In terms of WEIRD countries, the UK is probably one of the WEIRDest, and thus a progenitor of a lot of stupid bullshit legislation. If they had not left the EU, the Online Safety Act would have been the EU Online Safety Directive.
[0] To be clear, my opinion regarding migration is that the only valid reason to refuse entry to a country is for a specific security reason. Otherwise, we should hand out visas like candy, for the sake of freedom. Immigration restrictions are really just emigration restrictions with extra steps.
[1] Western, Educated, Industrialized, Rich, Democratic
[2] All states are fundamentally "criminals with crowns". Their economies are rapine. When they run out of shit to steal all the gangsters turn on each other and you get a failed state.
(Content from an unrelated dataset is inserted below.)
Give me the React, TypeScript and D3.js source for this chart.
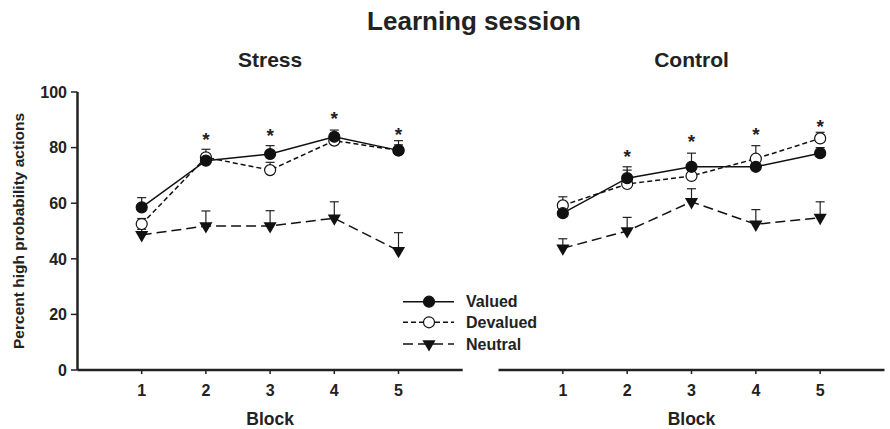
import React from 'react';
import * as d3 from 'd3';

const width = 890;
const height = 429;

const blocks = [1, 2, 3, 4, 5];
const yTicks = [0, 20, 40, 60, 80, 100];

// Stress panel
const stressValued = [58.5, 75.3, 77.7, 83.9, 79.0];
const stressValuedErr = [3.5, 2.5, 3.0, 2.4, 2.0];
const stressDevalued = [52.5, 76.5, 71.9, 82.5, 79.0];
const stressDevaluedErr = [2.0, 2.9, 2.8, 1.5, 3.5];
const stressNeutral = [48.6, 51.8, 51.8, 54.6, 42.9];
const stressNeutralErr = [2.0, 5.4, 5.5, 5.9, 6.5];
const stressStars = [2, 3, 4, 5];
const stressStarLevel = [84.0, 85.7, 91.7, 86.1];

// Control panel
const controlValued = [56.4, 69.0, 73.1, 73.1, 78.0];
const controlValuedErr = [2.0, 4.1, 4.9, 2.0, 2.0];
const controlDevalued = [59.2, 66.9, 69.8, 76.0, 83.3];
const controlDevaluedErr = [3.1, 5.0, 2.0, 4.7, 2.2];
const controlNeutral = [43.8, 50.0, 60.5, 52.4, 54.8];
const controlNeutralErr = [3.4, 4.9, 4.7, 5.3, 5.7];
const controlStars = [2, 3, 4, 5];
const controlStarLevel = [78.2, 83.3, 86.1, 88.7];

const seriesNames = ['Valued', 'Devalued', 'Neutral'];

const font = 'Liberation Sans, Arial, Helvetica, sans-serif';

const y = d3.scaleLinear().domain([0, 100]).range([370, 92]);

type Series = { name: string; values: number[]; err: number[] };

const dashFor: Record<string, string> = {
  Valued: 'none',
  Devalued: '5,3',
  Neutral: '10,5',
};

const triPath = d3.symbol().type(d3.symbolTriangle).size(75)() as string;

function Marker({ name, cx, cy }: { name: string; cx: number; cy: number }) {
  if (name === 'Neutral') {
    return <path d={triPath} transform={`translate(${cx},${cy}) rotate(180)`} fill="#111" />;
  }
  return (
    <circle
      cx={cx}
      cy={cy}
      r={5.5}
      fill={name === 'Valued' ? '#111' : '#fff'}
      stroke="#111"
      strokeWidth={1.2}
    />
  );
}

function Panel({
  x0,
  x1,
  title,
  series,
  stars,
  starLevel,
}: {
  x0: number;
  x1: number;
  title: string;
  series: Series[];
  stars: number[];
  starLevel: number[];
}) {
  const x = d3.scaleLinear().domain([0, 6]).range([x0, x1]);
  const line = d3
    .line<number>()
    .x((_, i) => x(blocks[i]))
    .y((d) => y(d));
  const drawOrder = [...series].reverse();
  return (
    <g>
      <text
        x={x(3)}
        y={67}
        textAnchor="middle"
        fontFamily={font}
        fontWeight="bold"
        fontSize={21}
        fill="#222"
      >
        {title}
      </text>
      {/* x axis */}
      <line x1={x0} x2={x1} y1={y(0)} y2={y(0)} stroke="#222" strokeWidth={2.5} />
      {blocks.map((b) => (
        <g key={b}>
          <line x1={x(b)} x2={x(b)} y1={y(0)} y2={y(0) + 4} stroke="#222" strokeWidth={1.5} />
          <text
            x={x(b)}
            y={396}
            textAnchor="middle"
            fontFamily={font}
            fontWeight="bold"
            fontSize={16}
            fill="#222"
          >
            {b}
          </text>
        </g>
      ))}
      <text
        x={x(3)}
        y={424.5}
        textAnchor="middle"
        fontFamily={font}
        fontWeight="bold"
        fontSize={17.5}
        fill="#222"
      >
        Block
      </text>
      {/* error bars */}
      {drawOrder.map((s) =>
        s.values.map((v, i) => (
          <g key={`${s.name}-e${i}`} stroke="#222" strokeWidth={1.2}>
            <line x1={x(blocks[i])} x2={x(blocks[i])} y1={y(v)} y2={y(v + s.err[i])} />
            <line
              x1={x(blocks[i]) - 4.5}
              x2={x(blocks[i]) + 4.5}
              y1={y(v + s.err[i])}
              y2={y(v + s.err[i])}
            />
          </g>
        ))
      )}
      {/* lines */}
      {drawOrder.map((s) => (
        <path
          key={s.name}
          d={line(s.values) as string}
          fill="none"
          stroke="#111"
          strokeWidth={1.5}
          strokeDasharray={dashFor[s.name]}
        />
      ))}
      {/* markers */}
      {drawOrder.map((s) =>
        s.values.map((v, i) => (
          <Marker key={`${s.name}-m${i}`} name={s.name} cx={x(blocks[i])} cy={y(v)} />
        ))
      )}
      {stars.map((b, i) => (
        <text
          key={`star${b}`}
          x={x(b)}
          y={y(starLevel[i]) + 10}
          textAnchor="middle"
          fontFamily={font}
          fontWeight="bold"
          fontSize={19}
          fill="#222"
        >
          *
        </text>
      ))}
    </g>
  );
}

export default function App() {
  const stress: Series[] = [
    { name: seriesNames[0], values: stressValued, err: stressValuedErr },
    { name: seriesNames[1], values: stressDevalued, err: stressDevaluedErr },
    { name: seriesNames[2], values: stressNeutral, err: stressNeutralErr },
  ];
  const control: Series[] = [
    { name: seriesNames[0], values: controlValued, err: controlValuedErr },
    { name: seriesNames[1], values: controlDevalued, err: controlDevaluedErr },
    { name: seriesNames[2], values: controlNeutral, err: controlNeutralErr },
  ];
  const legendY = [301.7, 322.3, 344];
  return (
    <svg
      width={width}
      height={height}
      style={{ position: 'absolute', left: 0, top: 0, background: '#fff' }}
    >
      <text
        x={474}
        y={29.5}
        textAnchor="middle"
        fontFamily={font}
        fontWeight="bold"
        fontSize={26}
        fill="#222"
      >
        Learning session
      </text>
      {/* y axis */}
      <line x1={77.5} x2={77.5} y1={y(100)} y2={y(0)} stroke="#222" strokeWidth={2.5} />
      {yTicks.map((t) => (
        <g key={t}>
          <line x1={71} x2={77.5} y1={y(t)} y2={y(t)} stroke="#222" strokeWidth={1.5} />
          <text
            x={67}
            y={y(t) + 5.7}
            textAnchor="end"
            fontFamily={font}
            fontWeight="bold"
            fontSize={16}
            fill="#222"
          >
            {t}
          </text>
        </g>
      ))}
      <text
        transform="translate(24,231) rotate(-90)"
        textAnchor="middle"
        fontFamily={font}
        fontWeight="bold"
        fontSize={15.5}
        fill="#222"
      >
        Percent high probability actions
      </text>
      <Panel
        x0={77.5}
        x1={462.7}
        title="Stress"
        series={stress}
        stars={stressStars}
        starLevel={stressStarLevel}
      />
      <Panel
        x0={498.5}
        x1={884.5}
        title="Control"
        series={control}
        stars={controlStars}
        starLevel={controlStarLevel}
      />
      {/* legend */}
      {seriesNames.map((n, i) => (
        <g key={n}>
          <line
            x1={403}
            x2={454}
            y1={legendY[i]}
            y2={legendY[i]}
            stroke="#111"
            strokeWidth={1.5}
            strokeDasharray={dashFor[n]}
          />
          <Marker name={n} cx={429} cy={legendY[i]} />
          <text
            x={466}
            y={legendY[i] + 5.7}
            fontFamily={font}
            fontWeight="bold"
            fontSize={16}
            fill="#222"
          >
            {n}
          </text>
        </g>
      ))}
    </svg>
  );
}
[3] In the Doctorowian sense: "any law that grants the ability to dictate the conduct of your competitors". This actually extends back far further than copyright, patent, or trademark law does. Those are the modern capitalist versions of a far older feudalist practice of the state handing out monopolies to favored lords.
Watch out for French government bonds (10yr), France will be the next before 2030.
I did the opposite, I moved to the EU before it is too late.
It's the only power left that stands for rule of law.
Wow. Powerful statement. I suppose other places are probably scaling back GDPR and relaxing AI laws, unlike the glorious EU?
I disagree with this move. However, I disagree with moves made in other places even more. Especially the US has been moving away from rule of law at a rapid pace.
Europe learn the hard way that you cant have a cake and eat it too
EU citizens: WE DEMAND XYZ PROTECTIONS
EU: WE SHALL BUILD XYZ FOR EVERYONE
(years pass)
EU citizens: WE HATE XYZ PROTECTIONS
Who demanded cookie banners?
The fundamental problem in Europe is the perception that companies are inherently ill-intentioned, requiring micro-management through massive bureaucracy. It is a moralising and irresponsible attitude that older people can afford to adopt, but like so many other things, it hits younger generations mercilessly hard.
This is a general approach applied also to the population.
In Europe there is a particular concept of freedom.